Türk Kadınlar Birliği (Turkish Women's Union) was a women's organization in Turkey, founded in 1924. It was the main women's suffrage organization in Turkey. It played a significant part in the history of the Turkish women's movement.

==History==
In 1923, after the foundation of the Turkish Republic, the Women's People Party was founded by Nezihe Muhiddin. However, the party could not be registered, because women's suffrage had not been provided for in the new state. In response, Nezihe Muhiddin founded the Türk Kadınlar Birliği to work for the introduction of women's suffrage.

President Mustafa Kemal Atatürk was willing to meet most of the demands of the Turkish women's movement, and did so with three major reforms: by inducting women in the state education system along with men; by introducing the Swiss Civil Code of 1926, giving Turkish women the same rights as Swiss women; and finally by introducing women's suffrage in 1935.
The Türk Kadinlar Birligi, under the leadership of Latife Bekir, voiced their support for these secular reforms as well as for the unveiling of women.

The organization hosted the Twelfth Conference of the International Woman Suffrage Alliance in Istanbul in 1935. That same year, Mustafa Kemal Atatürk introduced women's suffrage.
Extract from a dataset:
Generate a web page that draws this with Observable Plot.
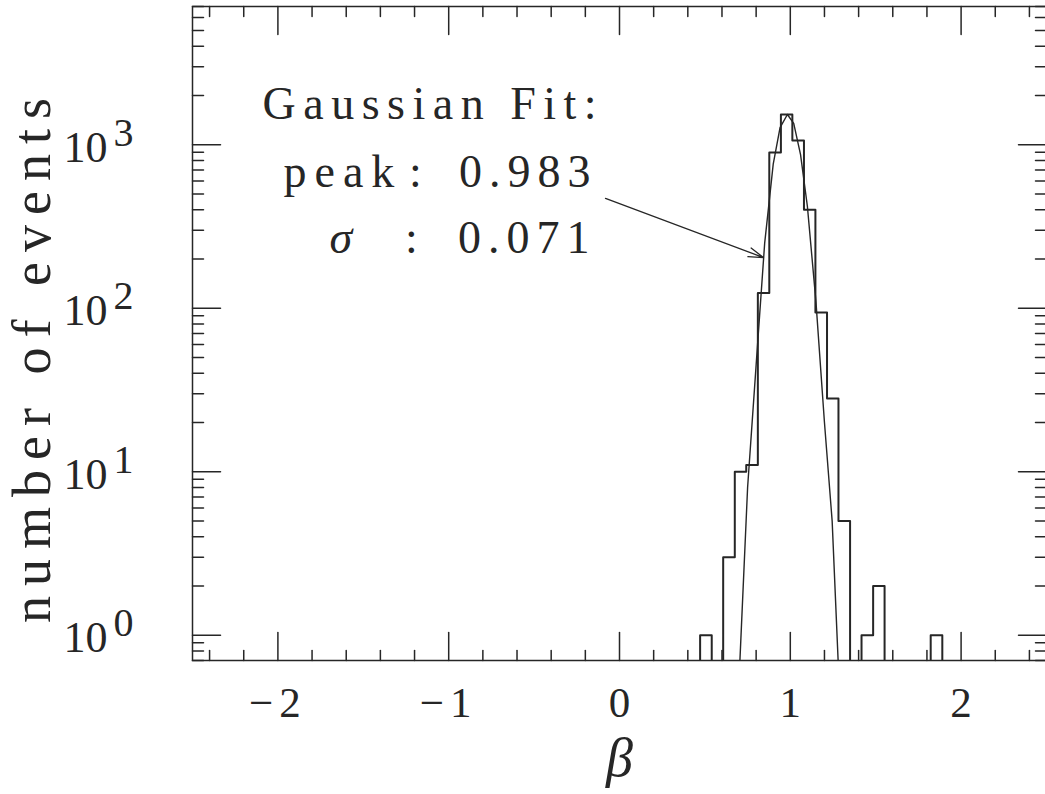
<!DOCTYPE html>
<html>
<head>
<meta charset="utf-8">
<script src="https://cdn.jsdelivr.net/npm/d3@7"></script>
<script src="https://cdn.jsdelivr.net/npm/@observablehq/plot@0.6"></script>
<style>
  html, body { margin: 0; padding: 0; background: #fff; overflow: hidden; }
  #chart svg { display: block; max-width: none !important; }
</style>
</head>
<body>
<div id="chart"></div>
<script>
// ---- data ----
const binEdges = [0.472, 0.540, 0.607, 0.675, 0.742, 0.810, 0.877, 0.945, 1.012, 1.080, 1.147,
                  1.215, 1.282, 1.350, 1.417, 1.485, 1.552, 1.620, 1.687, 1.755, 1.822, 1.890];
const counts   = [1, 0, 3, 10, 11, 124, 895, 1528, 1059, 400, 94, 28, 5, 0, 1, 2, 0, 0, 0, 0, 1];

const fitX = [0.705, 0.75, 0.80, 0.85, 0.90, 0.94, 0.983, 1.02, 1.06, 1.10, 1.15, 1.20, 1.245, 1.28];
const fitY = [0.7,   8,    45,   250,  760,  1270, 1530,  1350, 870,  420,  110,  20,   5,     0.7];

const xMajorTicks = [-2, -1, 0, 1, 2];
const xTickLabels = ["\u22122", "\u22121", "0", "1", "2"];
const xMinorTicks = [-2.4, -2.2, -1.8, -1.6, -1.4, -1.2, -0.8, -0.6, -0.4, -0.2,
                     0.2, 0.4, 0.6, 0.8, 1.2, 1.4, 1.6, 1.8, 2.2, 2.4];
const yMajorTicks = [1, 10, 100, 1000];
const yTickBase = ["10", "10", "10", "10"];
const yTickExponents = ["0", "1", "2", "3"];
const yMinorTicks = [0.7, 0.8, 0.9, 2, 3, 4, 5, 6, 7, 8, 9, 20, 30, 40, 50, 60, 70, 80, 90,
                     200, 300, 400, 500, 600, 700, 800, 900, 2000, 3000, 4000, 5000, 6000, 7000];

// annotation text pieces (data coordinates)
const fitLabelsStart = [
  {text: "Gaussian Fit:", x: -2.090, y: 1427},
  {text: "peak",          x: -1.967, y: 548},
  {text: "\u03c3",        x: -1.698, y: 219}
];
const fitLabelsMiddle = [
  {text: ":", x: -1.195, y: 548},
  {text: ":", x: -1.218, y: 219}
];
const fitLabelsEnd = [
  {text: "0.983", x: -0.129, y: 548},
  {text: "0.071", x: -0.135, y: 219}
];
const arrowLine = [{x1: -0.082, y1: 469, x2: 0.843, y2: 204}];

const xLabel = "\u03b2";
const yLabel = "number of events";

// ---- build ----
const ink = "#262626";
const font = "Liberation Serif, Times New Roman, serif";
const floorValue = 0.5;

const histPts = [{x: binEdges[0], y: floorValue}];
counts.forEach((c, i) => histPts.push({x: binEdges[i], y: c > 0 ? c : floorValue}));
histPts.push({x: binEdges[binEdges.length - 1], y: floorValue});

const fitPts = fitX.map((x, i) => ({x, y: fitY[i]}));

const tickShape = {draw(ctx, l) { ctx.moveTo(0, 0); ctx.lineTo(0, -l); }};
const tk = (data, channel, frameAnchor, rotate, length) =>
  Plot.vector(data, {[channel]: d => d, frameAnchor, rotate, length, anchor: "start",
                     shape: tickShape, stroke: ink, strokeWidth: 1.5});

const annot = (data, anchor) =>
  Plot.text(data, {x: "x", y: "y", text: "text", textAnchor: anchor, lineAnchor: "bottom",
                   fontSize: 46, fill: ink});

const chart = Plot.plot({
  width: 1047,
  height: 794,
  marginLeft: 192,
  marginRight: 1,
  marginTop: 6,
  marginBottom: 134,
  style: {fontFamily: font, background: "#fff", color: ink, maxWidth: "none"},
  x: {domain: [-2.5, 2.5], axis: null},
  y: {type: "log", domain: [0.7, 7000], axis: null},
  marks: [
    Plot.line(histPts, {x: "x", y: "y", curve: "step-after", stroke: ink, strokeWidth: 2, clip: true}),
    Plot.line(fitPts, {x: "x", y: "y", stroke: ink, strokeWidth: 1.4, clip: true}),
    Plot.arrow(arrowLine, {x1: "x1", y1: "y1", x2: "x2", y2: "y2", stroke: ink, strokeWidth: 1.3,
                           headLength: 18, headAngle: 34}),
    Plot.frame({stroke: ink, strokeWidth: 1.5}),
    // ticks (inward)
    tk(xMajorTicks, "x", "bottom", 0, 28),
    tk(xMinorTicks, "x", "bottom", 0, 10),
    tk(xMajorTicks, "x", "top", 180, 28),
    tk(xMinorTicks, "x", "top", 180, 10),
    tk(yMajorTicks, "y", "left", 90, 28),
    tk(yMinorTicks, "y", "left", 90, 11),
    tk(yMajorTicks, "y", "right", -90, 28),
    tk(yMinorTicks, "y", "right", -90, 11),
    // x tick labels
    Plot.text(xMajorTicks, {x: d => d, text: (d, i) => xTickLabels[i], frameAnchor: "bottom",
                            dy: 56, lineAnchor: "bottom", fontSize: 43, fill: ink}),
    // y tick labels 10^n
    Plot.text(yMajorTicks, {y: d => d, text: (d, i) => yTickBase[i], frameAnchor: "left",
                            dx: -85, dy: 17, textAnchor: "end", lineAnchor: "bottom", fontSize: 44, fill: ink}),
    Plot.text(yMajorTicks, {y: d => d, text: (d, i) => yTickExponents[i], frameAnchor: "left",
                            dx: -79, dy: 1, textAnchor: "start", lineAnchor: "bottom", fontSize: 40, fill: ink}),
    // axis labels
    Plot.text([xLabel], {text: d => d, frameAnchor: "bottom", dy: 115, lineAnchor: "bottom",
                         fontSize: 54, fontStyle: "italic", fill: ink}),
    Plot.text([yLabel], {text: d => d, frameAnchor: "left", rotate: -90, dx: -143, dy: 22,
                         lineAnchor: "bottom", textAnchor: "middle", fontSize: 54, fill: ink}),
    // fit annotation
    annot(fitLabelsStart, "start"),
    annot(fitLabelsMiddle, "middle"),
    annot(fitLabelsEnd, "end")
  ]
});
chart.style.maxWidth = "none";

// letter spacing to mimic the wide typesetting of the original
const spacing = {
  "number of events": 10, "Gaussian Fit:": 7.5, "peak": 8, "0.983": 7, "0.071": 7,
  "\u22122": 6, "\u22121": 6
};
d3.select(chart).selectAll("text").each(function() {
  const t = this.textContent;
  if (spacing[t] != null) this.setAttribute("letter-spacing", spacing[t]);
  if (t === "\u03c3") this.setAttribute("font-style", "italic");
});

document.getElementById("chart").appendChild(chart);
</script>
</body>
</html>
Their goal having been achieved, the President of the organization, Latife Bekir, dissolved the organization the same year. Most of the women elected to Parliament in 1935 were members of the Türk Kadınlar Birliği.

After the dissolution of the Turkish Women's Union, the Turkish women's movement merged with the Secular Kemal's party. An independent Turkish women's movement did not emerge until the 1980s.